The state of Iowa has in substance provided that any corporation, company, or individual, having an office or agency in any county in this state for the transaction of business, may be sued in such county upon any cause of action connected with or growing out of such agency or office, or the business transacted thereat. A foreign corporation doing business in this state comes within this statute, and is deemed to have consented to be found within the state for the purpose set forth in the statute. It cannot, however, be held that the foreign corporation has consented to be found here for every purpose, nor to consent to be sued in the courts of Iowa in cases not embraced within the provisions of the statute.
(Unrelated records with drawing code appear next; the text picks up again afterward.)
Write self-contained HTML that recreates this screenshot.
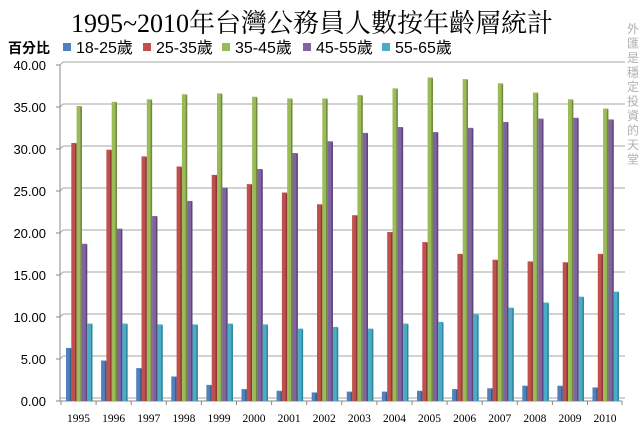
<!DOCTYPE html>
<html><head><meta charset="utf-8"><style>
html,body{margin:0;padding:0;background:#fff;}
svg{display:block;font-family:"Liberation Sans","Noto Sans CJK TC",sans-serif;}
</style></head><body>
<svg id="c" width="640" height="433" xmlns="http://www.w3.org/2000/svg">
<text x="312" y="32" text-anchor="middle" font-family="Liberation Serif,'Noto Serif CJK SC',serif" font-size="26" fill="#000">1995~2010年台灣公務員人數按年齡層統計</text>
<text x="8" y="53" font-size="14" font-weight="bold" fill="#000">百分比</text>
<g font-size="16" fill="#000">
<rect x="63" y="43" width="8" height="8" fill="#4f81bd"/><text x="76" y="53">18-25歲</text>
<rect x="143" y="43" width="8" height="8" fill="#c0504d"/><text x="156" y="53">25-35歲</text>
<rect x="222" y="43" width="8" height="8" fill="#9bbb59"/><text x="235" y="53">35-45歲</text>
<rect x="303" y="43" width="8" height="8" fill="#8064a2"/><text x="316" y="53">45-55歲</text>
<rect x="382" y="43" width="8" height="8" fill="#4bacc6"/><text x="395" y="53">55-65歲</text>
</g>
<g id="vt" font-size="12" fill="#b0b0b0" text-anchor="middle"></g>
<g id="g"></g>
</svg>
<script>
(function(){
var ns="http://www.w3.org/2000/svg",g=document.getElementById('g');
function el(t,a,txt){var e=document.createElementNS(ns,t);for(var k in a)e.setAttribute(k,a[k]);if(txt!==undefined)e.textContent=txt;g.appendChild(e);return e;}
var vt="外匯是穩定投資的天堂";
for(var i=0;i<vt.length;i++){var e=document.createElementNS(ns,'text');e.setAttribute('x',633);e.setAttribute('y',33+i*14.5);e.textContent=vt[i];document.getElementById('vt').appendChild(e);}
var Y0=401,S=8.4;
for(var v=0;v<=40;v+=5){
 var y=Y0-S*v;
 if(v>0){el('line',{x1:63,y1:y-3,x2:625,y2:y-3,stroke:'#a6a6a6','stroke-width':1});
  el('line',{x1:60,y1:y,x2:63,y2:y-3,stroke:'#a6a6a6'});}
 el('line',{x1:56,y1:y,x2:60,y2:y,stroke:'#888'});
 el('text',{x:46,y:y+5,'text-anchor':'end','font-size':13,fill:'#000'},v.toFixed(2));
}
el('line',{x1:60,y1:Y0,x2:622,y2:Y0,stroke:'#888'});
el('line',{x1:60,y1:Y0-3,x2:625,y2:Y0-3,stroke:'#a6a6a6'});
el('line',{x1:60,y1:Y0-S*40,x2:60,y2:Y0,stroke:'#888'});
var D=[[6.2,4.7,3.8,2.8,1.8,1.3,1.1,0.9,1.0,1.0,1.1,1.3,1.4,1.7,1.7,1.5],
[30.6,29.8,29.0,27.8,26.8,25.7,24.7,23.3,22.0,20.0,18.8,17.4,16.7,16.5,16.4,17.4],
[35.0,35.5,35.8,36.4,36.5,36.1,35.9,35.9,36.3,37.1,38.4,38.2,37.7,36.6,35.8,34.7],
[18.6,20.4,21.9,23.7,25.3,27.5,29.4,30.8,31.8,32.5,31.9,32.4,33.1,33.5,33.6,33.4],
[9.1,9.1,9.0,9.0,9.1,9.0,8.5,8.7,8.5,9.1,9.3,10.2,11.0,11.6,12.3,12.9]];
var C=['#4f81bd','#c0504d','#9bbb59','#8064a2','#4bacc6'],Dk=['#385d8a','#8c3836','#71893f','#5c4776','#31859c'];
var cw=35.1,x0=61;
for(var c=0;c<16;c++){
 var cx=x0+c*cw;
 el('line',{x1:cx,y1:Y0,x2:cx,y2:Y0+4,stroke:'#888'});
 el('text',{x:cx+cw/2,y:Y0+21,'text-anchor':'middle','font-size':11.5,'font-family':'Liberation Serif,serif',fill:'#000'},String(1995+c));
 for(var s=0;s<5;s++){
  var bx=cx+5+s*5.3,h=D[s][c]*S+1,ty=Y0-h;
  el('rect',{x:bx,y:ty,width:5.3,height:h,fill:C[s]});
  el('rect',{x:bx+3.8,y:ty+1,width:1.5,height:h-1,fill:Dk[s]});
 }
}
el('line',{x1:622,y1:Y0,x2:622,y2:Y0+4,stroke:'#888'});
})();
</script>
</body></html>
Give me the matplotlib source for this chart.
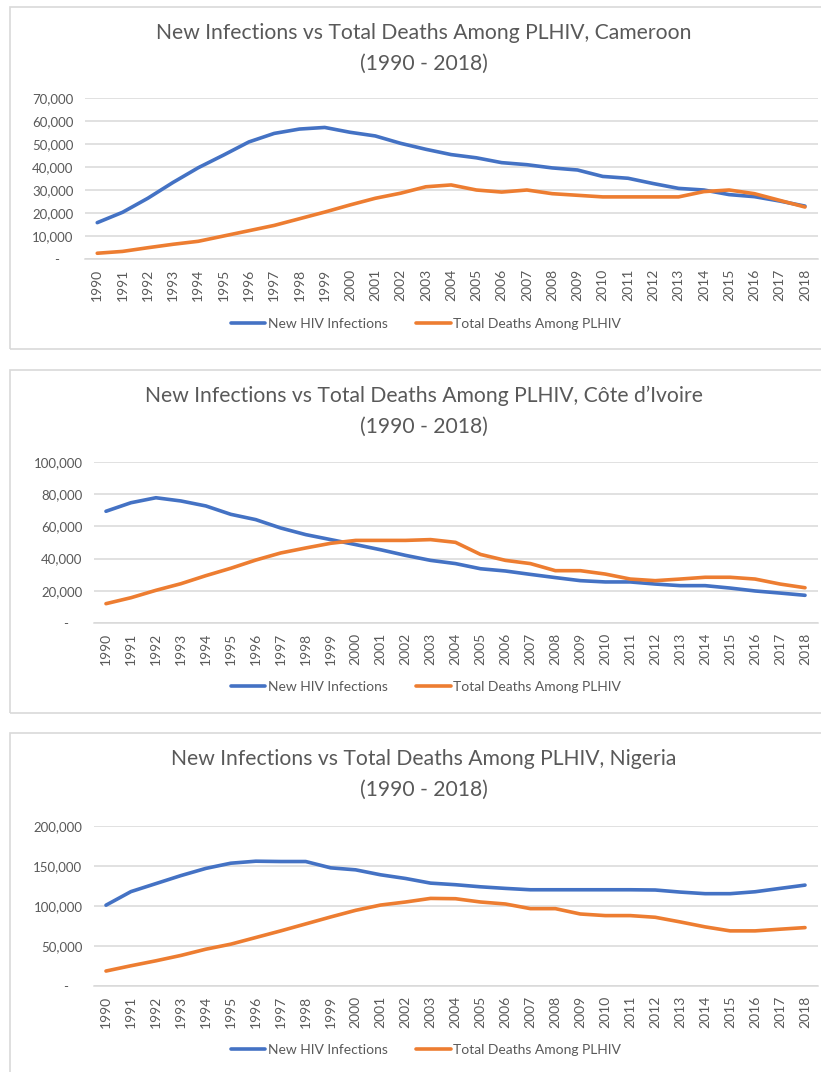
import numpy as np
import matplotlib
matplotlib.use('Agg')
import matplotlib.pyplot as plt
from matplotlib.patches import Rectangle
from matplotlib.ticker import FuncFormatter, MultipleLocator

plt.rcParams['font.family'] = ['Lato', 'DejaVu Sans']

years = list(range(1990, 2019))

# Cameroon
cmr_new = [15800, 20300, 26400, 33300, 39700, 45200, 50900, 54600, 56500, 57200,
           55100, 53500, 50300, 47700, 45400, 44000, 41900, 41000, 39600, 38700,
           35900, 35100, 32800, 30700, 30000, 28000, 27100, 25200, 23000]
cmr_deaths = [2500, 3300, 4900, 6400, 7700, 10000, 12300, 14600, 17500, 20400,
              23500, 26400, 28600, 31400, 32200, 30000, 29100, 30000, 28400, 27700,
              27000, 27000, 27000, 27000, 29300, 30000, 28400, 25500, 22600]

# Cote d'Ivoire
civ_new = [69400, 74700, 77800, 75800, 72700, 67500, 64200, 59000, 54900, 51800,
           48700, 45500, 42000, 38900, 36900, 33700, 32300, 30200, 28200, 26300,
           25500, 25500, 24200, 23200, 23200, 21700, 19900, 18600, 17200]
civ_deaths = [12000, 15700, 20300, 24400, 29400, 34000, 39100, 43500, 46600, 49500,
              51300, 51300, 51300, 51800, 50100, 42600, 38900, 36900, 32500, 32500,
              30400, 27300, 26300, 27300, 28400, 28400, 27300, 24200, 21900]

# Nigeria
nga_new = [101000, 118000, 128000, 138000, 147000, 153500, 156000, 155600, 155600, 147700,
           145200, 139000, 134400, 128600, 126600, 124000, 122000, 120300, 120300, 120300,
           120300, 120300, 120000, 117400, 115400, 115400, 117800, 122000, 126100]
nga_deaths = [18700, 25300, 31500, 38200, 46000, 52300, 60600, 68900, 77600, 86300,
              94600, 101200, 105000, 109500, 109100, 105000, 102500, 96700, 96700, 90000,
              88000, 88000, 85900, 80100, 73900, 68900, 68900, 71000, 73000]

W, H = 821, 1072
BLUE = '#4472C4'
ORANGE = '#ED7D31'
GREY_TXT = '#595959'
GRID = '#D9D9D9'

fig = plt.figure(figsize=(W / 100, H / 100), dpi=100)


def fx(px):
    return px / W


def fy(py):
    return 1 - py / H


def fmt(v, pos):
    if v == 0:
        return '-    '
    return f'{v:,.0f}'


panels = [
    # title, new, deaths, ymax, step, box (top, bottom), axes (left, right, top, bottom), title y
    ('New Infections vs Total Deaths Among PLHIV, Cameroon', cmr_new, cmr_deaths,
     70000, 10000, (7, 349), (84.6, 817.6, 98, 259), 33),
    ('New Infections vs Total Deaths Among PLHIV, Côte d\u2019Ivoire', civ_new, civ_deaths,
     100000, 20000, (370, 713), (93.5, 817.5, 462, 623), 396),
    ('New Infections vs Total Deaths Among PLHIV, Nigeria', nga_new, nga_deaths,
     200000, 50000, (733, 1100), (93.5, 817.5, 826, 986), 759),
]

for title, new, deaths, ymax, step, box, ax_px, ty in panels:
    # chart border
    fig.patches.append(Rectangle((fx(10), fy(box[1])), fx(900), (box[1] - box[0]) / H,
                                 transform=fig.transFigure, fill=False,
                                 edgecolor=GRID, linewidth=1.2))
    l, r, t, b = ax_px
    ax = fig.add_axes([fx(l), fy(b), fx(r - l), (b - t) / H])
    x = np.arange(len(years))
    ax.plot(x, new, color=BLUE, linewidth=2.6, solid_capstyle='round', label='New HIV Infections')
    ax.plot(x, deaths, color=ORANGE, linewidth=2.6, solid_capstyle='round',
            label='Total Deaths Among PLHIV')
    ax.set_xlim(-0.5, len(years) - 0.5)
    ax.set_ylim(0, ymax)
    ax.yaxis.set_major_locator(MultipleLocator(step))
    ax.yaxis.set_major_formatter(FuncFormatter(fmt))
    ax.set_xticks(x)
    ax.set_xticklabels([str(y) for y in years], rotation=90)
    ax.grid(axis='y', color=GRID, linewidth=1.1)
    ax.set_axisbelow(True)
    for s in ['top', 'left', 'right']:
        ax.spines[s].set_visible(False)
    ax.spines['bottom'].set_color(GRID)
    ax.spines['bottom'].set_linewidth(1.1)
    ax.tick_params(axis='both', length=0, colors=GREY_TXT, labelsize=9.5)
    ax.tick_params(axis='x', labelsize=10)
    ax.tick_params(axis='y', pad=8)
    ax.tick_params(axis='x', pad=7)
    ax.set_facecolor('none')

    fig.text(fx(424), fy(ty), title, ha='center', va='center', fontsize=15.2, color=GREY_TXT)
    fig.text(fx(424), fy(ty + 31), '(1990 - 2018)', ha='center', va='center',
             fontsize=15.2, color=GREY_TXT)

    ax.legend(loc='center', bbox_to_anchor=(fx(426), fy(ty + 291)),
              bbox_transform=fig.transFigure, ncol=2, frameon=False, fontsize=10,
              labelcolor=GREY_TXT, handlelength=2.5, handletextpad=0.2, columnspacing=2.0)

fig.savefig('out.png', dpi=100, facecolor='white')
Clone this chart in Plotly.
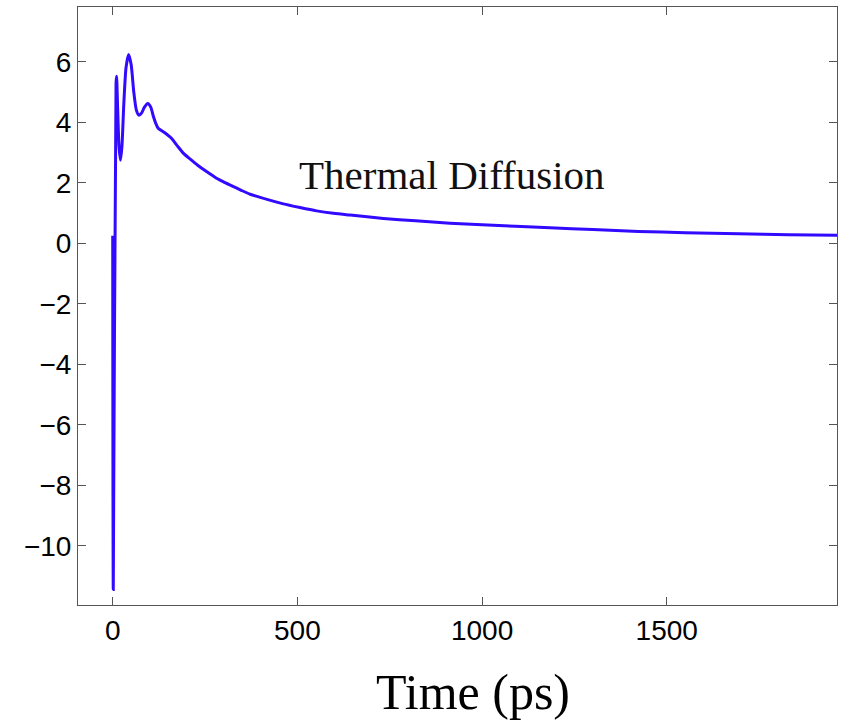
import plotly.graph_objects as go

# Time samples (ps) and the corresponding signal values
time_ps = [0, 1.5, 9, 10.5, 13, 17, 21, 25, 30, 36, 43, 50, 57, 64, 71, 78, 86, 95,
           103, 110, 117, 123, 140, 159, 175, 191, 210, 230, 255, 281, 300, 324,
           348, 372, 420, 462, 507, 552, 597, 643, 733, 820, 913, 1000, 1090,
           1184, 1300, 1424, 1550, 1695, 1830, 1961]
signal = [0.25, -11.45, 5.3, 5.52, 4.6, 3.2, 2.74, 3.2, 4.6, 5.8, 6.24, 5.9, 5.0,
          4.4, 4.23, 4.3, 4.5, 4.62, 4.5, 4.2, 3.95, 3.80, 3.66, 3.47, 3.22, 2.98,
          2.78, 2.58, 2.36, 2.15, 2.03, 1.89, 1.75, 1.62, 1.44, 1.30, 1.18, 1.07,
          0.99, 0.93, 0.82, 0.74, 0.66, 0.61, 0.56, 0.51, 0.45, 0.39, 0.35, 0.31,
          0.28, 0.26]

x_ticks = [0, 500, 1000, 1500]
y_ticks = [-10, -8, -6, -4, -2, 0, 2, 4, 6]

fig = go.Figure()
fig.add_trace(go.Scatter(
    x=time_ps, y=signal, mode="lines",
    line=dict(color="rgb(50,10,255)", width=3, shape="spline", smoothing=0.6),
    showlegend=False, hoverinfo="skip",
))

fig.add_annotation(
    x=500, y=2.25, xref="x", yref="y", text="Thermal Diffusion",
    showarrow=False, xanchor="left", yanchor="middle",
    font=dict(family="Liberation Serif", size=41, color="#111"),
)

# x-axis title placed as a paper-anchored label below the plot area
fig.add_annotation(
    x=0.52, y=-0.145, xref="paper", yref="paper", text="Time (ps)",
    showarrow=False, xanchor="center", yanchor="middle",
    font=dict(family="Liberation Serif", size=50, color="#000"),
)

axis_common = dict(
    showline=True, linecolor="#555", linewidth=1, mirror="ticks",
    ticks="inside", ticklen=8, tickcolor="#555", tickwidth=1,
    showgrid=False, zeroline=False,
    tickfont=dict(family="Liberation Sans", size=28, color="#000"),
)

fig.update_xaxes(
    range=[-94, 1961], tickvals=x_ticks, ticktext=[str(v) for v in x_ticks],
    **axis_common,
)
fig.update_yaxes(
    range=[-11.96, 7.81], tickvals=y_ticks,
    ticktext=[("\u2212" + str(-v)) if v < 0 else str(v) for v in y_ticks],
    **axis_common,
)

fig.update_layout(
    width=844, height=726,
    margin=dict(l=78, r=7, t=7, b=121),
    paper_bgcolor="white", plot_bgcolor="white",
)

fig.write_html("out.html")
But in the case at bar it does not appear that the defendant corporation ever transacted any business in Iowa, or ever had any office or agent located in the state. The return 869of the officer who served the original notice shows that he served the same upon the “Atchison, Topeka & Sante Fe Railroad Co., by reading the same to S. M. Osgood, agent of said company, and delivering to him a true copy of the same, in Linn county, Iowa.” For aught that appears, Osgood may have been a traveling agent, without any office in Iowa. But, however this may be, the demurrer to the plea admits that the defendant corporation was not operating any line of railway in Iowa, and that the cause of action sued on did not grow out of any business transacted in any office or agency of the defendant in Iowa.
Under these circumstances the defendant, as to such cause of action, had not consented to be found within the state of Iowa; and therefore, being a foreign corporation, it was not within the jurisdiction of the courts of Iowa, either state or federal.
The demurrer to the plea should therefore be overruled; and it is so ordered.